Etre ou ne plus être français, par Louis-Joseph Delanglade
Au début, rien que de très banal. Un artiste de renom, riche et désireux d’être moins imposé, s’installe à l’étranger - à l’instar de tant d’autres dans le sport, le spectacle ou les affaires. S’il le fait, c’est qu’il peut le faire. Dès lors, à quoi bon le traiter de « minable » ou, à l’inverse, le porter au pinacle ? C’est tout simplement un problème juridique. Certes, un Français doit, malgré qu’il en ait, s’acquitter de ce qu’il doit au fisc, mais il a la possibilité d’échapper à cette obligation - la preuve : tous ces joueurs de tennis ou ces chanteurs qui « résident » en Suisse. Et c’est là que le bât blesse. Cet « exil fiscal » dont on nous rebat les oreilles est bien une affaire de privilégiés : sans être un maniaque de l’égalité, on ne peut que souhaiter que des mesures soient prises pour que cela cesse.
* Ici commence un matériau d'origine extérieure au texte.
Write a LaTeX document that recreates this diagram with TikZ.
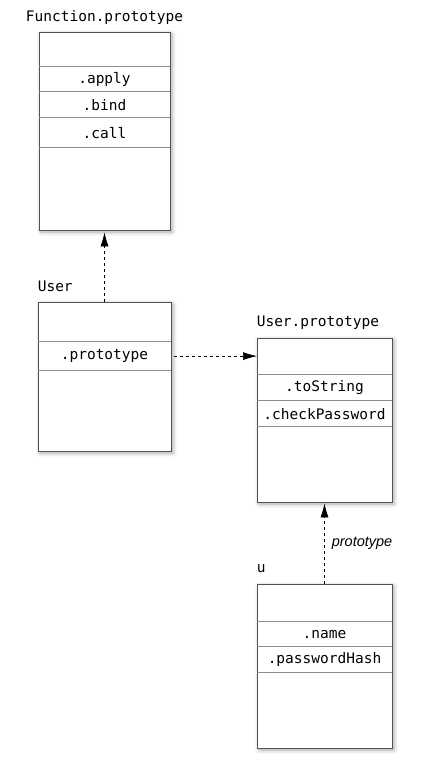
\documentclass[tikz,border=0pt]{standalone}
\usepackage{fontspec}
\setmonofont{DejaVu Sans Mono}
\setsansfont{Liberation Sans}
\usetikzlibrary{positioning,shadows.blur,arrows.meta}

\begin{document}
\begin{tikzpicture}[x=1pt,y=-1pt]
    \tikzstyle{obj}=[draw=black!68,fill=white,line width=0.8pt,inner sep=0pt,
                     blur shadow={shadow xshift=2pt,shadow yshift=-2pt,
                                  shadow blur radius=4pt,shadow opacity=35}]
    \tikzstyle{slot}=[inner sep=0pt,outer sep=0pt,
                      font=\ttfamily\fontsize{14.5}{16}\selectfont]
    \tikzstyle{title}=[inner sep=0pt,font=\ttfamily\fontsize{14.5}{16}\selectfont]
    \tikzstyle{sep}=[draw=black!45,line width=0.6pt]
    \tikzstyle{ptr}=[-{Latex[length=14pt,width=8pt]},dash pattern=on 3pt off 3pt,
                     line width=0.6pt]

    \useasboundingbox (0,0) rectangle (446,763);

      \node[obj,minimum width=131pt,minimum height=198pt] (fp) at (104.5,131) {};
      \node[slot,minimum width=131pt,minimum height=35pt,below=0pt of fp.north] (fphead) {};
      \node[slot,minimum width=131pt,minimum height=25pt,below=0pt of fphead] (fpapply) {.apply};
      \node[slot,minimum width=131pt,minimum height=26pt,below=0pt of fpapply] (fpbind) {.bind};
      \node[slot,minimum width=131pt,minimum height=30pt,below=0pt of fpbind] (fpcall) {.call};
      \node[title,anchor=base] (fplabel) at ([yshift=10pt]fp.north) {Function.prototype};

      \node[obj,minimum width=133pt,minimum height=149pt] (user) at (104.5,376.5) {};
      \node[slot,minimum width=133pt,minimum height=40pt,below=0pt of user.north] (userhead) {};
      \node[slot,minimum width=133pt,minimum height=29pt,below=0pt of userhead] (userproto) {.prototype};
      \node[title,anchor=base west] (userlabel) at ([yshift=10pt]user.north west) {User};

      \node[obj,minimum width=135pt,minimum height=164pt] (up) at (324.5,420) {};
      \node[slot,minimum width=135pt,minimum height=37pt,below=0pt of up.north] (uphead) {};
      \node[slot,minimum width=135pt,minimum height=26pt,below=0pt of uphead] (upstr) {.toString};
      \node[slot,minimum width=135pt,minimum height=26pt,below=0pt of upstr] (upcheck) {.checkPassword};
      \node[title,anchor=base west] (uplabel) at ([yshift=11pt]up.north west) {User.prototype};

      \node[obj,minimum width=135pt,minimum height=164pt] (u) at (324.5,666) {};
      \node[slot,minimum width=135pt,minimum height=38pt,below=0pt of u.north] (uhead) {};
      \node[slot,minimum width=135pt,minimum height=25pt,below=0pt of uhead] (uname) {.name};
      \node[slot,minimum width=135pt,minimum height=26pt,below=0pt of uname] (uhash) {.passwordHash};
      \node[title,anchor=base west] (ulabel) at ([yshift=11pt]u.north west) {u};

      \foreach \r in {fphead,fpapply,fpbind,fpcall,userhead,userproto,
                      uphead,upstr,upcheck,uhead,uname,uhash}
        \draw[sep] (\r.south west) -- (\r.south east);

      \draw[ptr,shorten >=2pt] (user.north) -- (fp.south);
      \draw[ptr,shorten <=3pt] (userproto.east) -- (uphead.west);
      \draw[ptr,shorten >=1pt] (u.north) -- node[right=7pt,inner sep=0pt,
            font=\sffamily\itshape\fontsize{14.5}{16}\selectfont] (protolabel) {prototype} (up.south);
    \end{tikzpicture}
\end{document}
Et puis, médias aidant, tout dérape et vire à la farce. De représentant emblématique, voici notre Depardieu national devenu l’anti-héros de mauvais scénarios : après Depardieu-Obélix chez les Belges, c’est Depardieu-Raspoutine chez les Russes. Et il donne des idées à d’autres. C’est ainsi que Mme Brigitte Bardot menace de quitter la France si on euthanasie deux éléphants soupçonnés de tuberculose… Etre ou ne plus être française pour deux éléphants : carrément grotesque ! Mais révélateur aussi, car ces manifestations de grogne, allant jusqu’à la remise en cause de l’appartenance nationale, constituent un symptôme (parmi tant d’autres) du délitement de la France.
En vérité, des esprits chagrins (qui, reconnaissons-le, ont souvent raison) disent que c’était à prévoir. Nous vivons en effet dans un pays menacé de subversion démographique par deux facteurs : d’abord, un « droit du sol » dangereux si ce n’est suicidaire, dès lors qu’il ne s’applique plus à des individus mais à des communautés prolifiques ; ensuite, une conception idéologique de la réalité nationale selon laquelle être français, c’est reconnaître et faire siennes les « valeurs » dites « républicaines ». Du coup, n’importe qui né en France est français et n’importe qui sur terre a vocation et possibilité de devenir français. La porte est donc ouverte : comment s’étonner, dès lors, qu’au gré de ses intérêts ou de son caprice, quelqu’un(e) décide d’entreprendre la démarche inverse, c’est-à-dire de sortir ?
En somme, si les choses devaient perdurer, on changerait de nationalité comme d’opérateur téléphonique ! Ô tempora…
Mais on ne sort que pour aller ailleurs. Car le fait national – dont la « nationalité » au sens administratif du terme n’est qu’un aspect – continue de structurer l’ensemble de la planète. Et si nous avons du mal à imaginer que M. Depardieu ou Mme Bardot puissent jamais être véritablement russes, c’est bien parce qu’« être » russe renvoie à une spécificité dont il leur est difficile de se prévaloir : qu’ils le veuillent ou pas, ils « sont » français – et le resteront - par tout ce qui les rattache à une terre, à une langue et à une histoire communes à tous les Français.